Ouch. That Will Leave A Mark.
One of the organizers of the Yearly Kos Konvention acknowledges an embarrassing thing: the demographics. The confab was disproportionately white and male. And the Washington Post has run with that.
CHICAGO, Aug. 5 — It's Sunday, day 4 of Yearly Kos, the major conference for progressive bloggers, and Gina Cooper, the confab's organizer-in-chief, surveys the ballroom of the massive McCormick Place Convention Center. A few hundred remaining conventioneers are having brunch, dining on eggs, bagels and sausage.
Seven of the eight Democratic presidential candidates have paid their respects this weekend, and some 200 members of the credentialed press have filed their stories. A mere curiosity just two years ago, the progressive blogosphere has gone mainstream. But Cooper sees a problem.
"It's mostly white.

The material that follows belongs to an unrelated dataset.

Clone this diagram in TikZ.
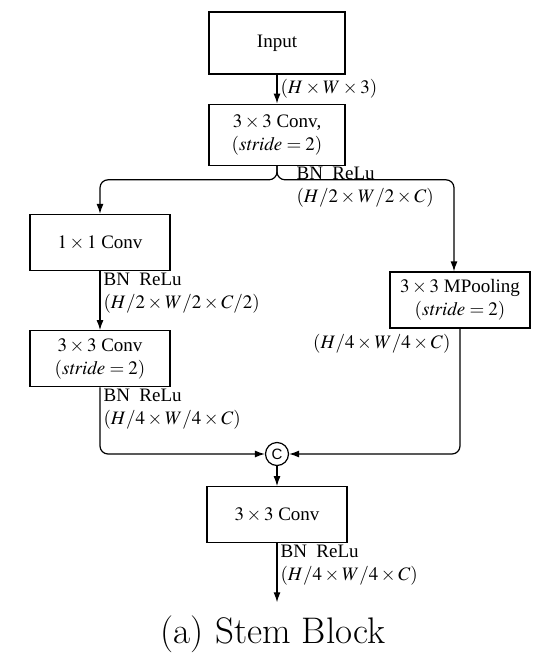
\documentclass[tikz,border=0pt]{standalone}
\usepackage{mathptmx}
\usepackage{fontspec}
\setmainfont{Liberation Serif}
\newfontfamily\capfont{Latin Modern Roman}
\newfontfamily\catfont{Liberation Sans}
\usetikzlibrary{positioning,arrows.meta}

\begin{document}
\begin{tikzpicture}[x=1pt,y=-1pt,line width=1.2pt,
  font=\fontsize{19}{23}\selectfont,
  blk/.style={draw,minimum width=140pt,minimum height=56pt,align=center,inner sep=2pt},
  lbl/.style={align=left,inner sep=1pt},
  arr/.style={-{Latex[length=10pt,width=7pt]}}]

  \useasboundingbox (0,0) rectangle (544,662);

  % main column
  \node[blk,minimum width=136pt,minimum height=62pt] (inp) at (277,43) {Input};
  \node[blk,minimum width=136pt,minimum height=61pt,below=29pt of inp] (cva) {$3\times3$ Conv,\\$(\mathit{stride}=2)$};

  % left branch
  \node[blk] (cvb) at (100,242.5) {$1\times1$ Conv};
  \node[blk,below=59pt of cvb] (cvc) {$3\times3$ Conv\\$(\mathit{stride}=2)$};

  % right branch
  \node[blk] (mpl) at (460,300) {$3\times3$ MPooling\\$(\mathit{stride}=2)$};

  % concat and last conv
  \node[draw,circle,minimum size=23pt,inner sep=0pt,font=\catfont\fontsize{15}{15}\selectfont] (cat) at (277,454) {C};
  \node[blk,below=20pt of cat] (cvd) {$3\times3$ Conv};
  \coordinate[below=59pt of cvd] (out);

  \draw[arr] (inp) -- (cva) node[midway,right=2pt,lbl] {$(H\times W\times3)$};
  \draw[arr,rounded corners=8pt] (cva.south) -- ++(0,14) -| (cvb.north);
  \draw[arr,rounded corners=8pt] (cva.south) -- ++(0,14) -| ([xshift=-6pt]mpl.north);
  \draw[arr] (cvb) -- (cvc);
  \draw[arr,rounded corners=8pt] (cvc.south) |- (cat.west);
  \draw[arr,rounded corners=8pt] (mpl.south) |- (cat.east);
  \draw[arr] (cat) -- (cvd);
  \draw[arr] (cvd) -- (out);

  % labels
  \node[lbl,anchor=north west] (lba) at ([xshift=18pt]cva.south) {BN\ \ ReLu\\$(H/2\times W/2\times C)$};
  \node[lbl,anchor=north west] (lbb) at ([xshift=2pt]cvb.south) {BN\ \ ReLu\\$(H/2\times W/2\times C/2)$};
  \node[lbl,anchor=north west] (lbc) at ([xshift=2pt]cvc.south) {BN\ \ ReLu\\$(H/4\times W/4\times C)$};
  \node[lbl,anchor=north east] (lbd) at ([xshift=-8pt,yshift=-4pt]mpl.south) {$(H/4\times W/4\times C)$};
  \node[lbl,anchor=north west] (lbe) at ([xshift=2pt]cvd.south) {BN\ \ ReLu\\$(H/4\times W/4\times C)$};

  \node[font=\capfont\fontsize{37}{44}\selectfont] (cap) at (273,634) {(a) Stem Block};
\end{tikzpicture}
\end{document}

More male than female," says the former high school math and science teacher turned activist. "It's not very diverse."
There goes the open secret of the netroots, or those who make up the community of the Internet grass-roots movement.
For all the talk about the increasing influence of this growing group — "We are a community . . . a movement . . . an institution," Cooper said in a speech Saturday night — what gets scant attention is its demography. While the Huffington Post and Fire Dog Lake, both founded by women, are two of the most widely read blogs, the rock stars are mostly men, and many women bloggers complain of sexism and harassment in the blogosphere.
A black eye? Maybe, maybe not. But Rick Moran, who attended, is right about one thing for sure:
Lastly, I will sound this warning to the GOP and conservatives a lot between now and next summer. Ignore or make sport of the netroots at your own peril. Underestimate them and you will get the holy living crap kicked out of you in 2008. These people are organizing far beyond blogs and blog readers. And that organization extends almost down to the precinct level as I’m sure next year’s Netroots Convention will show (they’ve decided to rename the shindig in order to move it away from one guy’s blog).
They are determined, well funded, optimistic, committed, and excited. The GOP is uncertain, underfunded, hopeful but pessimistic, dispirited, and seemingly leaderless, rudderless, and without an agenda.
Who do you think is in better shape going into next year’s contest?
There is an enormous amount of money backing the left at the moment, but they also have an incredibly rigid, top-down discipline – in other words, exactly what they claim the right has but frankly does not.